# Entries with chart source code
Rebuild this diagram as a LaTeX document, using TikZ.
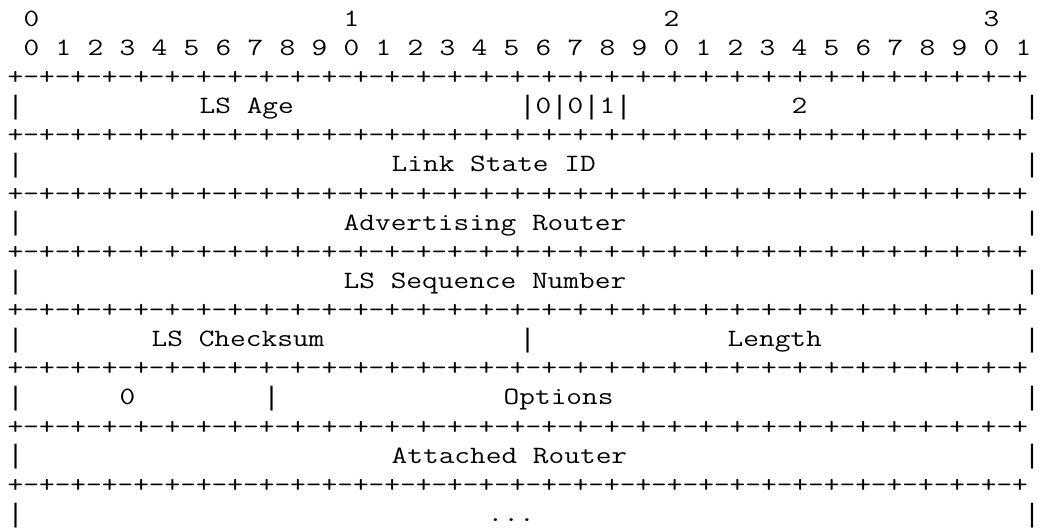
\documentclass[tikz,border=0pt]{standalone}
\usepackage{fontspec}
\usepackage{graphicx}
\newfontfamily\barfont{Liberation Mono}
\newcommand\asciifour{+-+-+-+-}
\newcommand\asciiborder{\asciifour\asciifour\asciifour\asciifour\asciifour\asciifour\asciifour\asciifour+}
\tikzset{
  asc/.style={inner sep=0pt, outer sep=0pt, anchor=base west,
    font=\ttfamily\fontsize{12.45pt}{14.56pt}\selectfont, text=black},
  vbar/.style={inner sep=0pt, outer sep=0pt, anchor=base west,
    font=\barfont\fontsize{13.333pt}{14.56pt}\selectfont, text=black},
}
% place text at character column #2 and text line #3 (widened to Courier proportions)
\newcommand\cell[4]{\node[asc] (#1) at ({7.7+16*(#2)},{26.4+29.12*(#3)}) {\scalebox{1.224}[1]{#4}};}
% a vertical bar at character column #2 and text line #3
\newcommand\vcell[3]{\node[vbar] (#1) at ({7.7+16*(#2)},{27.1+29.12*(#3)}) {|};}
\begin{document}
\begin{tikzpicture}[x=0.5pt,y=-0.5pt]
\useasboundingbox (0,0) rectangle (1040,529);
% ruler
\cell{t0}{1}{0}{0}
\cell{t1}{21}{0}{1}
\cell{t2}{41}{0}{2}
\cell{t3}{61}{0}{3}
\foreach \b in {0,...,31}{
  \pgfmathtruncatemacro\dg{mod(\b,10)}
  \pgfmathtruncatemacro\cl{1+2*\b}
  \cell{bit\b}{\cl}{1}{\dg}
}
% border lines
\foreach \r in {2,4,...,16}{
  \cell{line\r}{0}{\r}{\asciiborder}
}
% side bars
\foreach \r in {3,5,...,17}{
  \vcell{left\r}{0}{\r}
  \node[vbar, anchor=base east] (right\r) at (1040,{27.1+29.12*\r}) {|};
}
% fields
\cell{lsage}{12}{3}{LS Age}
\vcell{ba}{32}{3}
\cell{bz1}{33}{3}{0}
\vcell{bb}{34}{3}
\cell{bz2}{35}{3}{0}
\vcell{bc}{36}{3}
\cell{bo}{37}{3}{1}
\vcell{bd}{38}{3}
\cell{two}{49}{3}{2}
\cell{lsid}{24}{5}{Link State ID}
\cell{advr}{21}{7}{Advertising Router}
\cell{lsseq}{21}{9}{LS Sequence Number}
\cell{lscks}{9}{11}{LS Checksum}
\vcell{sepa}{32}{11}
\cell{len}{45}{11}{Length}
\cell{zero}{7}{13}{0}
\vcell{sepb}{16}{13}
\cell{opts}{31}{13}{Options}
\cell{attr}{24}{15}{Attached Router}
\cell{dots}{30}{17}{...}
\end{tikzpicture}
\end{document}
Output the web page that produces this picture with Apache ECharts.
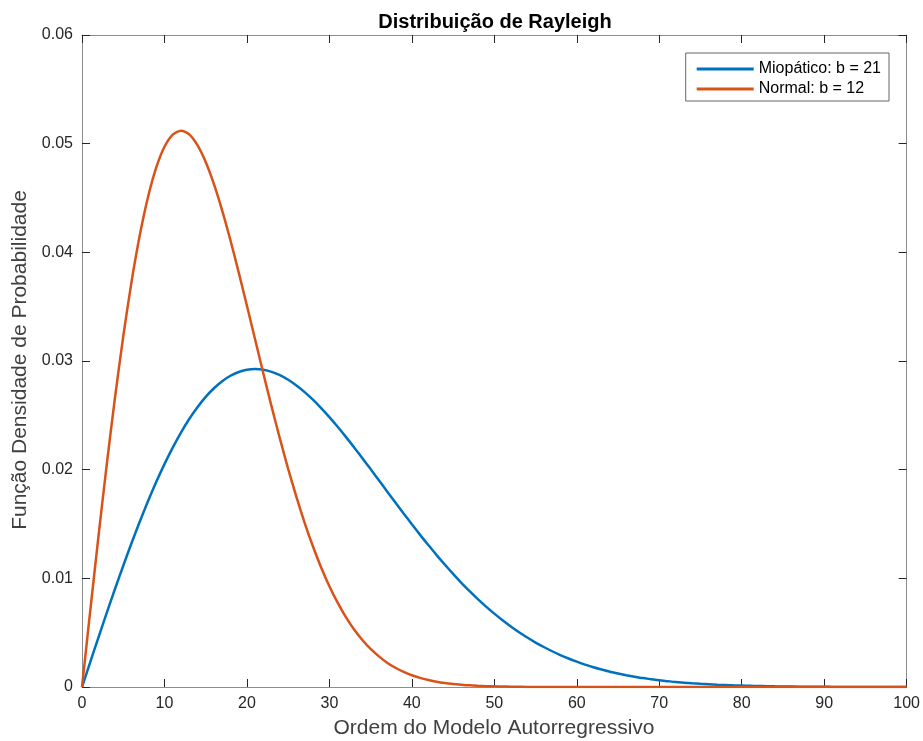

# TASK DIRECTIONS
Transcribe every record above exactly as written, leaving out any pictures.

# WRITTEN SOLUTION
Rebuild this diagram as a LaTeX document, using TikZ.
\documentclass[tikz,border=0pt]{standalone}
\usepackage{fontspec}
\usepackage{graphicx}
\newfontfamily\barfont{Liberation Mono}
\newcommand\asciifour{+-+-+-+-}
\newcommand\asciiborder{\asciifour\asciifour\asciifour\asciifour\asciifour\asciifour\asciifour\asciifour+}
\tikzset{
  asc/.style={inner sep=0pt, outer sep=0pt, anchor=base west,
    font=\ttfamily\fontsize{12.45pt}{14.56pt}\selectfont, text=black},
  vbar/.style={inner sep=0pt, outer sep=0pt, anchor=base west,
    font=\barfont\fontsize{13.333pt}{14.56pt}\selectfont, text=black},
}
% place text at character column #2 and text line #3 (widened to Courier proportions)
\newcommand\cell[4]{\node[asc] (#1) at ({7.7+16*(#2)},{26.4+29.12*(#3)}) {\scalebox{1.224}[1]{#4}};}
% a vertical bar at character column #2 and text line #3
\newcommand\vcell[3]{\node[vbar] (#1) at ({7.7+16*(#2)},{27.1+29.12*(#3)}) {|};}
\begin{document}
\begin{tikzpicture}[x=0.5pt,y=-0.5pt]
\useasboundingbox (0,0) rectangle (1040,529);
% ruler
\cell{t0}{1}{0}{0}
\cell{t1}{21}{0}{1}
\cell{t2}{41}{0}{2}
\cell{t3}{61}{0}{3}
\foreach \b in {0,...,31}{
  \pgfmathtruncatemacro\dg{mod(\b,10)}
  \pgfmathtruncatemacro\cl{1+2*\b}
  \cell{bit\b}{\cl}{1}{\dg}
}
% border lines
\foreach \r in {2,4,...,16}{
  \cell{line\r}{0}{\r}{\asciiborder}
}
% side bars
\foreach \r in {3,5,...,17}{
  \vcell{left\r}{0}{\r}
  \node[vbar, anchor=base east] (right\r) at (1040,{27.1+29.12*\r}) {|};
}
% fields
\cell{lsage}{12}{3}{LS Age}
\vcell{ba}{32}{3}
\cell{bz1}{33}{3}{0}
\vcell{bb}{34}{3}
\cell{bz2}{35}{3}{0}
\vcell{bc}{36}{3}
\cell{bo}{37}{3}{1}
\vcell{bd}{38}{3}
\cell{two}{49}{3}{2}
\cell{lsid}{24}{5}{Link State ID}
\cell{advr}{21}{7}{Advertising Router}
\cell{lsseq}{21}{9}{LS Sequence Number}
\cell{lscks}{9}{11}{LS Checksum}
\vcell{sepa}{32}{11}
\cell{len}{45}{11}{Length}
\cell{zero}{7}{13}{0}
\vcell{sepb}{16}{13}
\cell{opts}{31}{13}{Options}
\cell{attr}{24}{15}{Attached Router}
\cell{dots}{30}{17}{...}
\end{tikzpicture}
\end{document}
Output the web page that produces this picture with Apache ECharts.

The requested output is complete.